Sadie Roberts-Joseph | |
Birth Date: | 1944 |
Death Cause: | Homicide by asphyxiation |
Nationality: | American |
Occupation: | community activist |
Known For: | Odell S. Williams Now And Then African-American Museum |
Sadie Roberts-Joseph (1944 – July 12, 2019) was an American community activist and founder of the Baton Rouge Odell S. Williams Now & Then Museum of African-American History in 2001.[1] She was also the founder of a non-profit organization, Community Against Drugs and Violence (CADAV).[2] She organized the annual "Juneteenth Celebration" which commemorates the emancipation of slaves in the Southern United States.[3] She helped organize an annual Veterans Day celebration at the Port Hudson National Cemetery to honor veterans of all races who fought in the Civil War.[4]
Roberts-Joseph was born in 1944 and grew up in Woodville, Mississippi. She was the fifth in a family of twelve children, and her parents were sharecroppers.[5] The family later moved to Baton Rouge, Louisiana. She attended Baton Rouge Vocational-Technical School and Southern University, studying education and speech pathology. She was an active volunteer in the local black community, and worked for many years as a certified respiratory therapy technician.

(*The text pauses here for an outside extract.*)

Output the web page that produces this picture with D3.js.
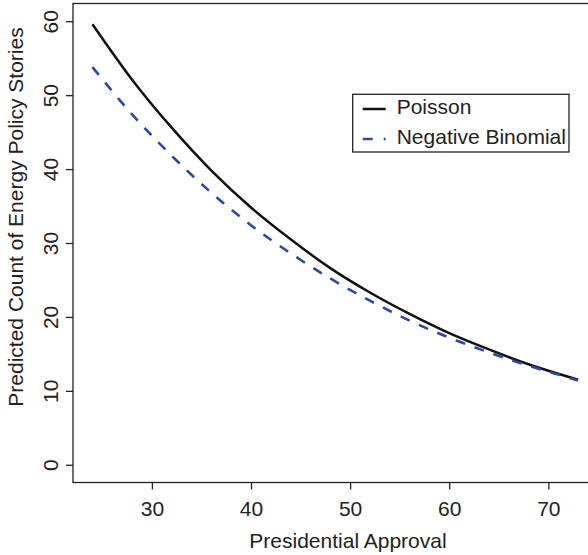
<!DOCTYPE html>
<html lang="en">
    <head>
        <meta charset="utf-8">
        <title>Predicted counts</title>
        <script type="text/javascript" src="https://cdnjs.cloudflare.com/ajax/libs/d3/7.8.5/d3.min.js"></script>
        <style>
          body { margin: 0; background: #fff; }
          text { font-family: "Liberation Sans", Arial, sans-serif; fill: #222; }
        </style>
    </head>
    <body>

        <script type="text/javascript">
          // values
          var approval = [24, 28, 32, 36, 40, 44, 48, 52, 56, 60, 64, 68, 72, 73];
          var poisson  = [59.6, 52.1, 45.6, 39.8, 34.8, 30.5, 26.6, 23.3, 20.4, 17.8, 15.6, 13.6, 11.9, 11.5];
          var negbin   = [53.8, 47.4, 41.8, 36.8, 32.4, 28.6, 25.2, 22.2, 19.5, 17.2, 15.2, 13.4, 11.8, 11.4];
          var xTicks = [30, 40, 50, 60, 70];
          var yTicks = [0, 10, 20, 30, 40, 50, 60];
          var legendLabels = ["Poisson", "Negative Binomial"];

          var w = 588;
          var h = 555;
          var fs = "21px";
          // plot region (window.top is taken, so use own names)
          var pLeft = 73, pRight = 597.5, pTop = 3.5, pBottom = 482.5;

          var svg = d3.select("body")
            .append("svg")
            .attr("width", w)
            .attr("height", h);

          // R style limits: data range padded by 4% on each side
          var xPad = (73 - 24) * 0.04;
          var yPad = (60 - 0) * 0.04;
          var x = d3.scaleLinear().domain([24 - xPad, 73 + xPad]).range([pLeft, pRight]);
          var y = d3.scaleLinear().domain([0 - yPad, 60 + yPad]).range([pBottom, pTop]);

          // box around the plot
          svg.append("rect")
            .attr("x", pLeft)
            .attr("y", pTop)
            .attr("width", pRight - pLeft)
            .attr("height", pBottom - pTop)
            .attr("fill", "none")
            .attr("stroke", "#222")
            .attr("stroke-width", 1.3);

          // x axis
          var xAxis = svg.append("g")
            .attr("transform", "translate(0," + pBottom + ")")
            .call(d3.axisBottom(x).tickValues(xTicks).tickSize(7).tickPadding(12));
          xAxis.select(".domain").remove();
          xAxis.selectAll("line").attr("stroke", "#222").attr("stroke-width", 1.3);
          xAxis.selectAll("text")
            .attr("font-size", fs)
            .attr("font-family", "Liberation Sans, Arial, sans-serif")
            .attr("fill", "#222");

          // y axis, labels turned like R does it
          var yAxis = svg.append("g")
            .attr("transform", "translate(" + pLeft + ",0)")
            .call(d3.axisLeft(y).tickValues(yTicks).tickSize(7));
          yAxis.select(".domain").remove();
          yAxis.selectAll("line").attr("stroke", "#222").attr("stroke-width", 1.3);
          yAxis.selectAll("text")
            .attr("x", 0)
            .attr("dy", null)
            .attr("text-anchor", "middle")
            .attr("transform", "translate(-15,0) rotate(-90)")
            .attr("font-size", fs)
            .attr("font-family", "Liberation Sans, Arial, sans-serif")
            .attr("fill", "#222");

          // axis titles
          svg.append("text")
            .attr("x", 348)
            .attr("y", 548)
            .attr("text-anchor", "middle")
            .attr("font-size", fs)
            .text("Presidential Approval");

          svg.append("text")
            .attr("transform", "translate(23,217) rotate(-90)")
            .attr("text-anchor", "middle")
            .attr("font-size", fs)
            .text("Predicted Count of Energy Policy Stories");

          // the two curves
          var line = d3.line()
            .x(function(d) { return x(d[0]); })
            .y(function(d) { return y(d[1]); })
            .curve(d3.curveMonotoneX);

          svg.append("path")
            .datum(approval.map(function(a, i) { return [a, poisson[i]]; }))
            .attr("d", line)
            .attr("fill", "none")
            .attr("stroke", "#111")
            .attr("stroke-width", 2.5);

          svg.append("path")
            .datum(approval.map(function(a, i) { return [a, negbin[i]]; }))
            .attr("d", line)
            .attr("fill", "none")
            .attr("stroke", "#2e47a6")
            .attr("stroke-width", 2.6)
            .attr("stroke-dasharray", "10,10");

          // legend
          var legend = svg.append("g");
          legend.append("rect")
            .attr("x", 352.7)
            .attr("y", 94.3)
            .attr("width", 569 - 352.7)
            .attr("height", 152 - 94.3)
            .attr("fill", "#fff")
            .attr("stroke", "#222")
            .attr("stroke-width", 1.3);

          var rows = legend.selectAll("g.row")
            .data(legendLabels)
            .enter()
            .append("g")
            .attr("class", "row")
            .attr("transform", function(d, i) { return "translate(0," + (109 + i * 30) + ")"; });

          rows.append("line")
            .attr("x1", 362.7)
            .attr("x2", 385.7)
            .attr("y1", 0)
            .attr("y2", 0)
            .attr("stroke", function(d, i) { return i === 0 ? "#111" : "#2e47a6"; })
            .attr("stroke-width", 2.5)
            .attr("stroke-dasharray", function(d, i) { return i === 0 ? null : "10,11"; });

          rows.append("text")
            .attr("x", 396.7)
            .attr("y", 4.5)
            .attr("font-size", fs)
            .text(function(d) { return d; });

        </script>
    </body>
</html>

Her brother serves as pastor of the New St. Luke Baptist church in Baton Rouge. She had two children, a son, Jason Roberts, now curator of the Baton Rouge African American museum,and a daughter: Angela Roberts Machen, a commissioner on the Greater Baton Rouge Port Commission.[6]
On Friday, July 12, 2019, the body of Roberts-Joseph was discovered in the trunk of her own car about three miles from her home in Baton Rouge.[7] [8] On Monday 15 July, police stated that the cause of death was "traumatic asphyxiation" by suffocation and ruled it a homicide.[9] [10]
The next day they arrested a tenant of hers who owed $1,200 in rent.[11]